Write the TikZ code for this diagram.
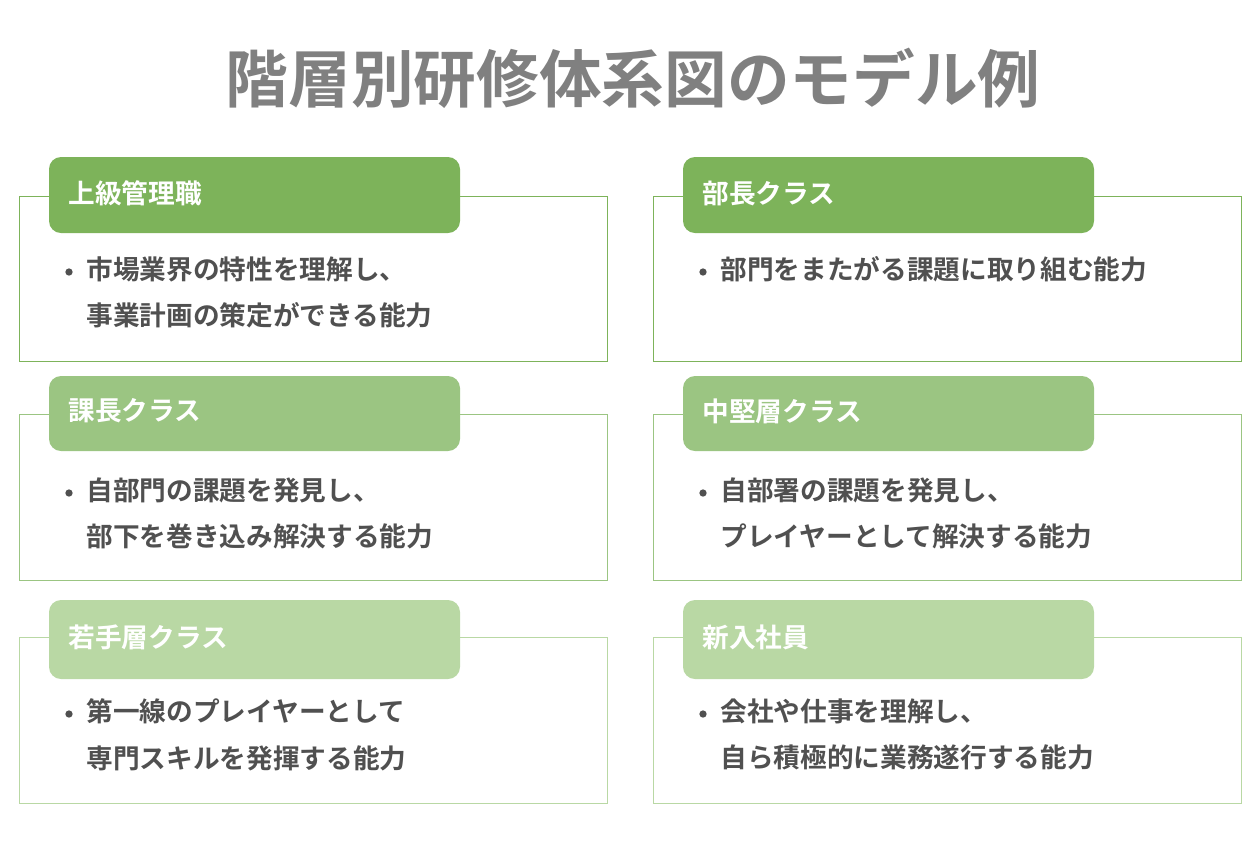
\documentclass[tikz,border=0pt]{standalone}
\usepackage{fontspec}
\newfontfamily\jpbold{Noto Sans CJK JP Bold}
\definecolor{titlegray}{RGB}{128,128,128}
\definecolor{bodygray}{RGB}{80,80,80}
\definecolor{greenA}{RGB}{125,179,90}
\definecolor{greenB}{RGB}{155,197,130}
\definecolor{greenC}{RGB}{185,216,164}

\tikzset{every picture/.style={line width=0.75pt}}
\tikzset{
  panel/.style={draw=#1, line width=0.75pt},
  header/.style={fill=#1, draw=none, rounded corners=9pt},
  headtext/.style={anchor=west, inner sep=0.75pt, text=white, font=\jpbold\fontsize{20}{24}\selectfont},
  bodytext/.style={anchor=north west, inner sep=0.75pt, align=left, text=bodygray, font=\jpbold\fontsize{20}{35}\selectfont},
  bullet/.style={circle, fill=bodygray, inner sep=0pt, minimum size=5.5pt}
}

\begin{document}
\begin{tikzpicture}[x=0.75pt,y=0.75pt,yscale=-1,xscale=1]
\useasboundingbox (0,0) rectangle (1260,840);

% Title
\node (title) at (633,78) [inner sep=0pt, text=titlegray, font=\jpbold\fontsize{47}{50}\selectfont] {階層別研修体系図のモデル例};

%Row 1 left
\draw [panel=greenA] (19,196) rectangle (607,361);
\draw [header=greenA] (49,157) rectangle (460,233);
\node (h1) at (67,193) [headtext] {上級管理職};
\node (b1) at (69,272) [bullet] {};
\node (t1) at (85,255) [bodytext] {市場業界の特性を理解し、\\事業計画の策定ができる能力};

%Row 1 right
\draw [panel=greenA] (653,196) rectangle (1241,361);
\draw [header=greenA] (683,157) rectangle (1094,233);
\node (h2) at (701,193) [headtext] {部長クラス};
\node (b2) at (703,272) [bullet] {};
\node (t2) at (719,255) [bodytext] {部門をまたがる課題に取り組む能力};

%Row 2 left
\draw [panel=greenB] (19,414) rectangle (607,580);
\draw [header=greenB] (49,376) rectangle (460,451);
\node (h3) at (67,411) [headtext] {課長クラス};
\node (b3) at (69,493) [bullet] {};
\node (t3) at (85,476) [bodytext] {自部門の課題を発見し、\\部下を巻き込み解決する能力};

%Row 2 right
\draw [panel=greenB] (653,414) rectangle (1241,580);
\draw [header=greenB] (683,376) rectangle (1094,451);
\node (h4) at (701,411) [headtext] {中堅層クラス};
\node (b4) at (703,493) [bullet] {};
\node (t4) at (719,476) [bodytext] {自部署の課題を発見し、\\プレイヤーとして解決する能力};

%Row 3 left
\draw [panel=greenC] (19,637) rectangle (607,803);
\draw [header=greenC] (49,600) rectangle (460,679);
\node (h5) at (67,637) [headtext] {若手層クラス};
\node (b5) at (69,714) [bullet] {};
\node (t5) at (85,697) [bodytext] {第一線のプレイヤーとして\\専門スキルを発揮する能力};

%Row 3 right
\draw [panel=greenC] (653,637) rectangle (1241,803);
\draw [header=greenC] (683,600) rectangle (1094,679);
\node (h6) at (701,637) [headtext] {新入社員};
\node (b6) at (703,714) [bullet] {};
\node (t6) at (719,697) [bodytext] {会社や仕事を理解し、\\自ら積極的に業務遂行する能力};

\end{tikzpicture}
\end{document}
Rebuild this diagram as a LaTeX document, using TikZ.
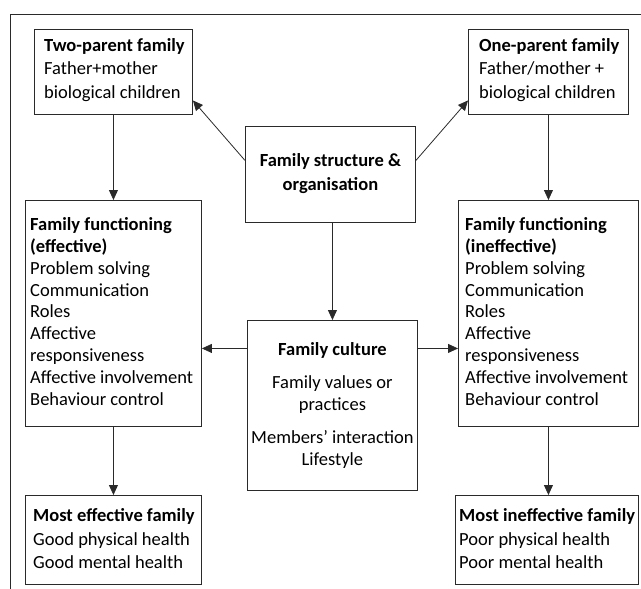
\documentclass[tikz,border=0pt]{standalone}
\usepackage{fontspec}
\setmainfont{Carlito}
\usetikzlibrary{arrows.meta}
\definecolor{ln}{HTML}{2A2A2A}
\tikzset{
  box/.style={draw=ln, line width=0.9pt, rectangle, inner sep=0pt, anchor=north west},
  txt/.style={inner sep=0pt, align=left, font=\fontsize{18.5}{23.5}\selectfont, text=black},
  txtc/.style={inner sep=0pt, align=center, font=\fontsize{18.5}{23.5}\selectfont, text=black},
  arr/.style={draw=ln, line width=0.8pt, -{Triangle[length=10pt,width=9pt]}},
}
\begin{document}
\begin{tikzpicture}[x=1pt,y=-1pt]
\useasboundingbox (0,0) rectangle (641,589);
% frame
\coordinate (f1) at (10,589);
\coordinate (f2) at (10,14);
\coordinate (f3) at (641,14);
\draw[ln, line width=0.8pt] (f1) -- (f2) -- (f3);
% boxes
\node[box, minimum width=158pt, minimum height=85pt] (tp) at (34,29) {};
\node[box, minimum width=160pt, minimum height=85pt] (op) at (468,29) {};
\node[box, minimum width=170pt, minimum height=96pt] (fs) at (245,126) {};
\node[box, minimum width=176pt, minimum height=226pt] (lf) at (25,200) {};
\node[box, minimum width=180pt, minimum height=226pt] (rf) at (458,200) {};
\node[box, minimum width=170pt, minimum height=170pt] (fc) at (247,320) {};
\node[box, minimum width=176pt, minimum height=89pt] (bl) at (25,495) {};
\node[box, minimum width=183pt, minimum height=89pt] (br) at (455,495) {};
% texts
\node[txt, anchor=west] (tpt) at ([xshift=10pt,yshift=2pt]tp.west) {\textbf{Two-parent family}\\Father+mother\\biological children};
\node[txt, anchor=west] (opt) at ([xshift=11pt,yshift=2pt]op.west) {\textbf{One-parent family}\\Father/mother +\\biological children};
\node[txtc] (fst) at ([yshift=1pt]fs.center) {\textbf{Family structure \&}\\\textbf{organisation}};
\node[txt, anchor=west, font=\fontsize{18.5}{21.8}\selectfont] (lft) at ([xshift=5pt,yshift=2pt]lf.west) {\textbf{Family functioning}\\\textbf{(effective)}\\Problem solving\\Communication\\Roles\\Affective\\responsiveness\\Affective involvement\\Behaviour control};
\node[txt, anchor=west, font=\fontsize{18.5}{21.8}\selectfont] (rft) at ([xshift=7pt,yshift=2pt]rf.west) {\textbf{Family functioning}\\\textbf{(ineffective)}\\Problem solving\\Communication\\Roles\\Affective\\responsiveness\\Affective involvement\\Behaviour control};
\node[txtc, font=\fontsize{18.5}{22}\selectfont] (fct) at (fc.center) {\textbf{Family culture}\\[11pt]Family values or\\practices\\[11pt]Members’ interaction\\Lifestyle};
\node[txt, anchor=west] (blt) at ([xshift=8pt,yshift=1pt]bl.west) {\textbf{Most effective family}\\Good physical health\\Good mental health};
\node[txt, anchor=west] (brt) at ([xshift=4pt,yshift=1pt]br.west) {\textbf{Most ineffective family}\\Poor physical health\\Poor mental health};
% arrows
\draw[arr] ([yshift=14pt]fs.west) -- ([yshift=-28.5pt]tp.east);
\draw[arr] ([yshift=14pt]fs.east) -- ([yshift=-28.5pt]op.west);
\draw[arr] (tp.south) -- (tp.south |- lf.north);
\draw[arr] (op.south) -- (op.south |- rf.north);
\draw[arr] (fc.north |- fs.south) -- (fc.north);
\draw[arr] ([yshift=57pt]fc.west) -- ([yshift=57pt]fc.west -| lf.east);
\draw[arr] ([yshift=57pt]fc.east) -- ([yshift=57pt]fc.east -| rf.west);
\draw[arr] (lf.south) -- (lf.south |- bl.north);
\draw[arr] (rf.south) -- (rf.south |- br.north);
\end{tikzpicture}
\end{document}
====
→ Exercise prompt: Begin at the first line of the records and please reproduce every line exactly through the one containing "(t1) at (85,255)", leaving all pictures out.

→ Exercise response:
Write the TikZ code for this diagram.
\documentclass[tikz,border=0pt]{standalone}
\usepackage{fontspec}
\newfontfamily\jpbold{Noto Sans CJK JP Bold}
\definecolor{titlegray}{RGB}{128,128,128}
\definecolor{bodygray}{RGB}{80,80,80}
\definecolor{greenA}{RGB}{125,179,90}
\definecolor{greenB}{RGB}{155,197,130}
\definecolor{greenC}{RGB}{185,216,164}

\tikzset{every picture/.style={line width=0.75pt}}
\tikzset{
  panel/.style={draw=#1, line width=0.75pt},
  header/.style={fill=#1, draw=none, rounded corners=9pt},
  headtext/.style={anchor=west, inner sep=0.75pt, text=white, font=\jpbold\fontsize{20}{24}\selectfont},
  bodytext/.style={anchor=north west, inner sep=0.75pt, align=left, text=bodygray, font=\jpbold\fontsize{20}{35}\selectfont},
  bullet/.style={circle, fill=bodygray, inner sep=0pt, minimum size=5.5pt}
}

\begin{document}
\begin{tikzpicture}[x=0.75pt,y=0.75pt,yscale=-1,xscale=1]
\useasboundingbox (0,0) rectangle (1260,840);

% Title
\node (title) at (633,78) [inner sep=0pt, text=titlegray, font=\jpbold\fontsize{47}{50}\selectfont] {階層別研修体系図のモデル例};

%Row 1 left
\draw [panel=greenA] (19,196) rectangle (607,361);
\draw [header=greenA] (49,157) rectangle (460,233);
\node (h1) at (67,193) [headtext] {上級管理職};
\node (b1) at (69,272) [bullet] {};
\node (t1) at (85,255) [bodytext] {市場業界の特性を理解し、\\事業計画の策定ができる能力};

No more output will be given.